Han Smith’s debut novel sets the reader down in an icebound town “in the middle of nowhere”. This cursed place of gas plants, hazardous apartment blocks and decaying civic architecture is not named as but bears significant resemblances to post-Soviet Russia. It is here that a teenage girl, “the almost daughter” – a moniker that seems to hint at her mercurial identity within the family unit – lives with her mother, father and brother.
At first, the almost daughter’s life is ordinary enough. In the evenings she listens to her brother watching porn on his laptop through the thin walls of the family’s apartment, or to her mother practising her English on video calls with a woman in Bristol. But soon a “strange time” begins, with the unexplained installation of a portrait of the “taut-polished” president in the lift of the apartment block where the family live. This portrait – which turns out to be a hidden-camera prank, recording the public’s reactions – provokes discomfort, defacement and outright hostility from the building’s residents. And for the almost daughter, it precipitates the beginnings of a political, and later romantic, awakening.
The appearance of the portrait coincides with the arrival at the almost daughter’s school of a new girl. This is the “wild” Oksana, a troublemaker and social outcast with “purple-black” hair. The two first meet face to face on “the day that happened in spring every year when men were supposed to give mimosas to women, and people sent messages about how women were special, and there was a banner roped in front of the school”. Oksana is waiting to be disciplined by the school’s director for tearing down said banner. “I just pulled their banner down because it’s so hypocritical,” Oksana explains. “And maybe also I just said or maybe shouted, what if you don’t feel you’re that kind of woman? What they say any kind of woman should be? Where’s your special day if you feel like that?”
For the almost daughter, who elsewhere is described as “just a stretched pedal that other people churned with their feet and legs and bland hands”, and whose germinating conflicted identity is mirrored in a prose dense with ambiguity, Oksana’s words strike a chord. Her attraction to Oksana soon draws her into the town’s circle of political dissidents, who are working to build a monument and a museum commemorating the town’s troubling and occluded history.
The story of the almost daughter unfolds alongside that of “the woman with a cave inside her”: an elderly recluse whose connections to the town’s dark past, and the almost daughter herself, are teased out, slowly, across the novel’s 77 “portraits”.
I don’t think that the opaque and allusive style Smith deploys will feel approachable – or particularly enjoyable – to all readers.

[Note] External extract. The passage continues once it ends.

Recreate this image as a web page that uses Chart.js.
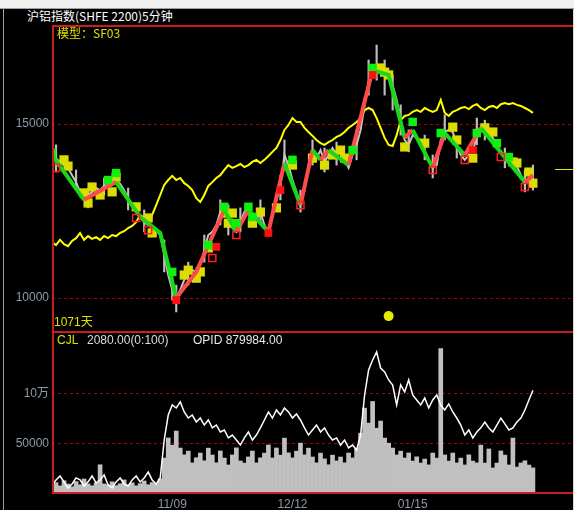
<!DOCTYPE html>
<html>
<head>
<meta charset="utf-8">
<script src="https://cdn.jsdelivr.net/npm/chart.js@4"></script>
<style>
  html, body { margin: 0; padding: 0; background: #000; }
  #wrap { position: relative; width: 574px; height: 510px; background: #000; overflow: hidden;
          font-family: "Liberation Sans", Arial, sans-serif; }
  #topbar { position: absolute; left: 0; top: 0; width: 574px; height: 8px; background: #f0f0f0; border-bottom: 1px solid #a0a0a0; }
  #lborder { position: absolute; left: 3px; top: 9px; width: 1px; height: 501px; background: #a0a0a0; }
  #rborder { position: absolute; left: 573px; top: 9px; width: 1px; height: 501px; background: #d8d8d8; }
  .txt { position: absolute; white-space: nowrap; font-size: 12px; line-height: 14px; }
  #title { left: 27px; top: 9px; color: #fff; font-family: "Noto Sans CJK SC", sans-serif; }
  #model { left: 57px; top: 26px; color: #e0e000; font-family: "Noto Sans CJK SC", sans-serif; }
  #days { left: 54px; top: 315px; color: #e0e000; font-family: "Liberation Sans", "Noto Sans CJK SC", sans-serif; }
  #cjl { left: 57px; top: 333px; color: #e0e000; }
  #cjlv { left: 87px; top: 333px; color: #dcdcdc; }
  #opid { left: 193px; top: 333px; color: #e8e8e8; }
  #price { position: absolute; left: 0; top: 24px; }
  #vol { position: absolute; left: 0; top: 330px; }
</style>
</head>
<body>
<div id="wrap">
  <div id="topbar"></div>
  <canvas id="price" width="574" height="307"></canvas>
  <canvas id="vol" width="574" height="180"></canvas>
  <div id="lborder"></div>
  <div id="rborder"></div>
  <div class="txt" id="title">沪铝指数(SHFE 2200)5分钟</div>
  <div class="txt" id="model">模型：SF03</div>
  <div class="txt" id="days">1071天</div>
  <div class="txt" id="cjl">CJL</div>
  <div class="txt" id="cjlv">2080.00(0:100)</div>
  <div class="txt" id="opid">OPID 879984.00</div>
</div>
<script>
// 5-minute bars, index 0..120
const closePrice = [14200,14020,13910,13820,13740,13530,13330,13050,12870,12960,
  13050,13160,13100,13220,13250,13330,13390,13280,13100,12870,
  12670,12470,12330,12180,12100,12010,11950,11810,11240,10660,
  10230,10000,10230,10520,10750,10800,10750,10950,11380,11810,
  11900,12100,12470,12590,12300,12010,11900,12180,12470,12590,
  12390,12240,12470,12100,11900,12390,12820,13250,14110,13820,
  13390,13050,12670,13100,13820,14200,14020,14250,13910,14110,
  14310,14110,14200,13970,13740,14110,14400,14830,15550,16210,
  16490,16610,16550,16410,16490,16120,15690,15170,14540,14400,
  14680,14600,14540,14250,13970,13740,13820,14540,14770,14830,
  14770,14400,14110,13970,14110,14250,14600,14890,14830,14740,
  14600,14400,14200,14050,13970,13880,13790,13530,13250,13450,
  13390];

// grey high/low wicks where they stick out
const wickIdx  = [1, 6, 9, 13, 19, 23, 28, 30, 31, 34, 38, 42, 44, 47, 52, 57, 58, 62, 65, 68, 71, 76, 79, 81, 83, 85, 87, 89, 93, 95, 98, 101, 106, 108, 113, 118, 120];
const wickLow  = [13620, 13100, 12590, 12960, 12530, 11900, 10750, 9940, 9600, 10370, 11030, 12100, 11810, 11900, 12180, 12820, 13680, 12470, 13820, 13620, 13820, 13970, 15830, 16260, 15830, 15400, 14680, 14200, 13970, 13450, 14540, 14020, 14400, 14540, 13740, 13050, 13100];
const wickHigh = [14400, 13680, 13160, 13450, 13160, 12530, 11670, 10800, 10370, 11030, 11810, 12820, 12670, 12590, 12820, 13530, 14540, 13100, 14540, 14310, 14480, 14830, 16840, 17270, 16840, 16410, 15550, 14830, 14680, 14110, 15260, 14600, 15170, 15110, 14310, 13680, 13820];

const modelLine = [11610,11520,11670,11550,11490,11640,11720,11870,11670,11780,
  11700,11750,11670,11780,11720,11810,11780,11870,11920,12010,
  12070,12180,12390,12300,12180,12390,12670,12960,13250,13390,
  13510,13390,13450,13300,13220,13100,12870,12760,12960,13220,
  13330,13450,13530,13680,13820,13740,13790,13850,13760,13820,
  13910,13970,13880,13970,14080,14200,14310,14540,14830,14970,
  15170,15060,15060,14890,14770,14660,14540,14450,14400,14480,
  14540,14630,14680,14770,14890,14970,15060,15170,15400,15460,
  15400,15170,14890,14600,14400,14370,14680,15110,15230,15260,
  15350,15400,15350,15460,15400,15350,15400,15690,15320,15230,
  15350,15400,15460,15490,15430,15520,15570,15460,15400,15490,
  15520,15460,15570,15600,15570,15600,15550,15520,15460,15400,
  15320];

// trend line turning points
const trendIdx = [0, 8, 16, 22, 27, 31, 36, 43, 46, 49, 54, 58, 62, 65, 67, 69, 74, 80, 84, 88, 90, 95, 98, 103, 107, 118, 120];
const trendVal = [14110, 12820, 13330, 12330, 11870, 10000, 10750, 12530, 11900, 12530, 11900, 13880, 12670, 14250, 13970, 14250, 13820, 16550, 16410, 14600, 14830, 13740, 14740, 14110, 14890, 13330, 13530];

// signal boxes
const boxIdx = [3, 4, 8, 9, 10, 12, 15, 16, 21, 24, 25, 33, 34, 36, 37, 39, 43, 44, 45, 50, 52, 56, 60, 65, 68, 70, 72, 73, 82, 83, 84, 88, 93, 100, 101, 105, 108, 110, 115, 116, 119, 120];
const boxVal = [13970, 13790, 13020, 12730, 13190, 12960, 13050, 13480, 12620, 12300, 11870, 10660, 10800, 10570, 10750, 11440, 12440, 12150, 12440, 12150, 12470, 12590, 13820, 14020, 13820, 14110, 14250, 14020, 16610, 16490, 16410, 14340, 14450, 14910, 14540, 14020, 14890, 14770, 13910, 13880, 13620, 13300];

const sellIdx = [0, 14, 16, 30, 39, 43, 46, 49, 50, 60, 75, 80, 90, 97, 106, 111, 114];
const sellVal = [14170, 13390, 13590, 10750, 11520, 12620, 12150, 12620, 12330, 13970, 14250, 16610, 15060, 14740, 14740, 14450, 14050];

const buyIdx = [31, 41, 54, 57, 80, 105];
const buyVal = [9940, 11470, 11870, 13100, 16410, 14250];

const exitIdx = [1, 21, 24, 40, 46, 62, 95, 103, 112, 118];
const exitVal = [13740, 12300, 11950, 11150, 11810, 12670, 13680, 13970, 14050, 13190];

const dotIdx = [84];
const dotVal = [9480];
const lastPrice = 13710;

const volume = [8200,10400,7100,12300,9000,6200,11500,8300,14100,9200,
  7300,10200,28400,9100,8200,11300,7400,9300,13200,8100,
  10300,7200,9400,12100,8300,10500,9200,14300,35200,55400,
  48100,62300,45200,38400,42100,30300,35500,40200,32400,45100,
  38200,30400,42300,35100,28200,38300,45400,32200,30100,36300,
  42200,30300,35400,40100,48300,35200,45300,38100,55200,40400,
  35300,42100,50200,38400,45100,36200,30300,40100,34300,28400,
  38100,32300,36200,30400,40200,35300,45100,60200,85400,70300,
  92100,65200,72400,55300,50100,45200,38300,42100,35200,40300,
  32100,36400,30200,34100,28300,40200,35100,145200,38300,32100,
  40200,30300,35100,28200,38400,32100,30300,48200,30100,44300,
  25200,30100,42300,38100,28200,55300,26100,30200,32400,28100,
  25300];

const openInterest = [161200,199400,228900,184100,138300,168200,214500,199100,153300,184400,
  229200,176100,199300,237400,161100,138200,184300,214100,168400,153200,
  199100,229300,184200,214400,259100,199200,168300,214100,502400,692100,
  768300,745200,791400,715100,669300,692200,639100,669400,616200,654300,
  594100,616400,563200,578100,518300,540200,502100,464400,518200,563100,
  502300,540100,594400,654200,715300,669100,730200,692300,745100,715400,
  669200,700100,654300,594200,540400,578100,616300,563200,594100,540300,
  502200,518400,464100,502300,442200,464100,426300,540200,844100,1034200,
  1110300,1171200,1049100,1019300,958200,920100,768400,920200,867100,958300,
  844200,806100,768300,821200,745100,806300,844200,768100,730300,776200,
  715100,669300,616200,540100,578300,518200,563100,594300,639200,594100,
  563300,616200,669100,624300,578200,594100,639300,669200,730100,806200,
  879984];

const priceTicks = [10000, 15000];
const volTicks = [50000, 100000];
const volTickLabels = ["50000", "10万"];
const dateTickIdx = [30, 60, 90];
const dateTickLabels = ["11/09", "12/12", "01/15"];

const RED = "#c81e1e";
const GRID = "#a80000";
const AXIS_TEXT = "#8f9aa6";

const series = arr => arr.map((v, i) => ({ x: i, y: v }));
const pairs = (xs, ys) => xs.map((x, i) => ({ x: x, y: ys[i] }));

const framePlugin = {
  id: "frame",
  afterDraw(chart, args, opts) {
    const { ctx, chartArea: a } = chart;
    ctx.save();
    ctx.strokeStyle = RED;
    ctx.lineWidth = 2;
    ctx.beginPath();
    ctx.moveTo(a.left, a.top + 1);
    ctx.lineTo(a.right, a.top + 1);
    ctx.moveTo(a.left + 1, a.top);
    ctx.lineTo(a.left + 1, a.bottom);
    if (opts.bottom) {
      ctx.moveTo(a.left, a.bottom);
      ctx.lineTo(a.right, a.bottom);
    }
    ctx.stroke();
    if (opts.lastPrice) {
      const y = Math.round(chart.scales.y.getPixelForValue(opts.lastPrice)) + 0.5;
      ctx.strokeStyle = "#e8e800";
      ctx.lineWidth = 1;
      ctx.beginPath();
      ctx.moveTo(a.right - 18, y);
      ctx.lineTo(a.right, y);
      ctx.stroke();
    }
    ctx.restore();
  }
};

function yAxisBase() {
  return {
    afterFit: s => { s.width = 52; s.paddingTop = 0; s.paddingBottom = 0; },
    grid: { color: GRID, drawTicks: false, lineWidth: 1 },
    border: { display: false, dash: [3, 3] },
  };
}

new Chart(document.getElementById("price"), {
  type: "line",
  data: {
    datasets: [
      { data: pairs(dotIdx, dotVal), showLine: false, pointStyle: "circle", pointRadius: 5,
        pointBackgroundColor: "#e8e800", pointBorderWidth: 0, order: 1 },
      { data: pairs(buyIdx, buyVal), showLine: false, pointStyle: "rect", pointRadius: 5.5,
        pointBackgroundColor: "#ff1010", pointBorderWidth: 0, order: 2 },
      { data: pairs(exitIdx, exitVal), showLine: false, pointStyle: "rect", pointRadius: 5,
        pointBackgroundColor: "rgba(0,0,0,0)", pointBorderColor: "#ff2020", pointBorderWidth: 1.5, order: 3 },
      { data: pairs(sellIdx, sellVal), showLine: false, pointStyle: "rect", pointRadius: 6,
        pointBackgroundColor: "#10f010", pointBorderWidth: 0, order: 4 },
      { data: pairs(trendIdx, trendVal), borderWidth: 4, pointRadius: 0, order: 5,
        segment: { borderColor: c => c.p1.parsed.y >= c.p0.parsed.y ? "#ff4a4a" : "#18d818" } },
      { data: pairs(boxIdx, boxVal), showLine: false, pointStyle: "rect", pointRadius: 6.5,
        pointBackgroundColor: "#dcdc00", pointBorderWidth: 0, order: 6 },
      { data: series(modelLine), borderColor: "#ffff00", borderWidth: 2, pointRadius: 0, order: 7 },
      { data: series(closePrice), borderColor: "#c4c4c4", borderWidth: 2, pointRadius: 0, order: 8 },
      { type: "bar", data: wickIdx.map((x, i) => ({ x: x, y: [wickLow[i], wickHigh[i]] })),
        backgroundColor: "#bdbdbd", barThickness: 1.5, order: 9 },
    ],
  },
  options: {
    animation: false,
    responsive: false,
    devicePixelRatio: 1,
    layout: { autoPadding: false, padding: { left: 0, right: 1, top: 1, bottom: 0 } },
    plugins: { legend: { display: false }, tooltip: { enabled: false }, frame: { lastPrice: lastPrice } },
    scales: {
      x: { type: "linear", min: 0, max: 130, display: false, offset: false },
      y: {
        ...yAxisBase(),
        min: 9052, max: 17845,
        afterBuildTicks: s => { s.ticks = priceTicks.map(v => ({ value: v })); },
        ticks: { color: AXIS_TEXT, font: { family: "Liberation Sans", size: 12 }, padding: 3,
                 callback: v => String(v) },
      },
    },
  },
  plugins: [framePlugin],
});

new Chart(document.getElementById("vol"), {
  type: "bar",
  data: {
    datasets: [
      { type: "line", data: series(openInterest), yAxisID: "y2", borderColor: "#ffffff",
        borderWidth: 1.5, pointRadius: 0, order: 1 },
      { type: "bar", data: series(volume), backgroundColor: "#c0c0c0",
        barPercentage: 1, categoryPercentage: 1, order: 2 },
    ],
  },
  options: {
    animation: false,
    responsive: false,
    devicePixelRatio: 1,
    layout: { autoPadding: false, padding: { left: 0, right: 1, top: 1, bottom: 0 } },
    plugins: { legend: { display: false }, tooltip: { enabled: false }, frame: { bottom: true } },
    scales: {
      x: {
        type: "linear", min: 0, max: 130, offset: false,
        afterFit: s => { s.height = 17; s.paddingLeft = 0; s.paddingRight = 0; },
        afterBuildTicks: s => { s.ticks = dateTickIdx.map(v => ({ value: v })); },
        ticks: {
          color: AXIS_TEXT, font: { family: "Liberation Sans", size: 12 }, padding: 4,
          maxRotation: 0, autoSkip: false,
          callback: v => dateTickLabels[dateTickIdx.indexOf(v)],
        },
        grid: { display: false, drawTicks: false, offset: false },
        border: { display: false },
      },
      y: {
        ...yAxisBase(),
        min: 0, max: 163000,
        afterBuildTicks: s => { s.ticks = volTicks.map(v => ({ value: v })); },
        ticks: {
          color: AXIS_TEXT, font: { family: "Liberation Sans, Noto Sans CJK SC", size: 12 }, padding: 3,
          callback: v => volTickLabels[volTicks.indexOf(v)],
        },
      },
      y2: { display: false, min: 100000, max: 1330000 },
    },
  },
  plugins: [framePlugin],
});
</script>
</body>
</html>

I like opacity and allusion probably more than most, and still found the lethargic pace of the novel’s early sections frustrating. By its close, however, I’d come to see the viscosity of the prose as essential to the project of a novel so attentive to the obfuscations and deceptions of propaganda. Smith is a linguist, and a writer who clearly pays supreme attention to the dynamics of language: how words filter through the bedrock of culture and capital; how they carry hidden freight and consolidate identity for good or ill. In the revelatory 59th portrait, the almost daughter is anticipating a model casting that her conceited friend Valya has encouraged her to attend. She looks up the English word “casting” to find it “came from words that meant throwing”: “To throw, throw with violence, to fling, and hurl. To throw into a mould, pour into shape, fix into form, to harden. And later paths: to assign a role, to communicate widely, to set a cracked bone. All of it was fixing that could not be uncast, in shapes, and roles and positions and bodies.”
It is also essential that we discover, at the same reluctant pace as the almost daughter, her town’s hidden history of exile settlements, work camps and summary executions, of “hunger, bile and gruel … hands rawed, feet rawed, organs rawed inside”. Smith’s unadorned descriptions of the brutality of forced relocation and labour linger in the mind. Inevitably, the project of remembrance that Oksana and the almost daughter are drawn into meets with violent suppression. But before it comes, one of the things I enjoyed most about it was Smith’s attentiveness to the physical work involved in resistance – the filling of refuse sacks, the hammering and nailing, the cutting and sticking – that is here valourised as a necessary precursor to building solidarity, and eventually, perhaps, a better and more honest world. In one of the novel’s most joyful and beautifully realised scenes, Oksana and the almost daughter paint placards, eat dumplings, and dance into one another’s arms.
For all its turbid darkness, this is a novel full of hopeful glitter – and one I know I will return to.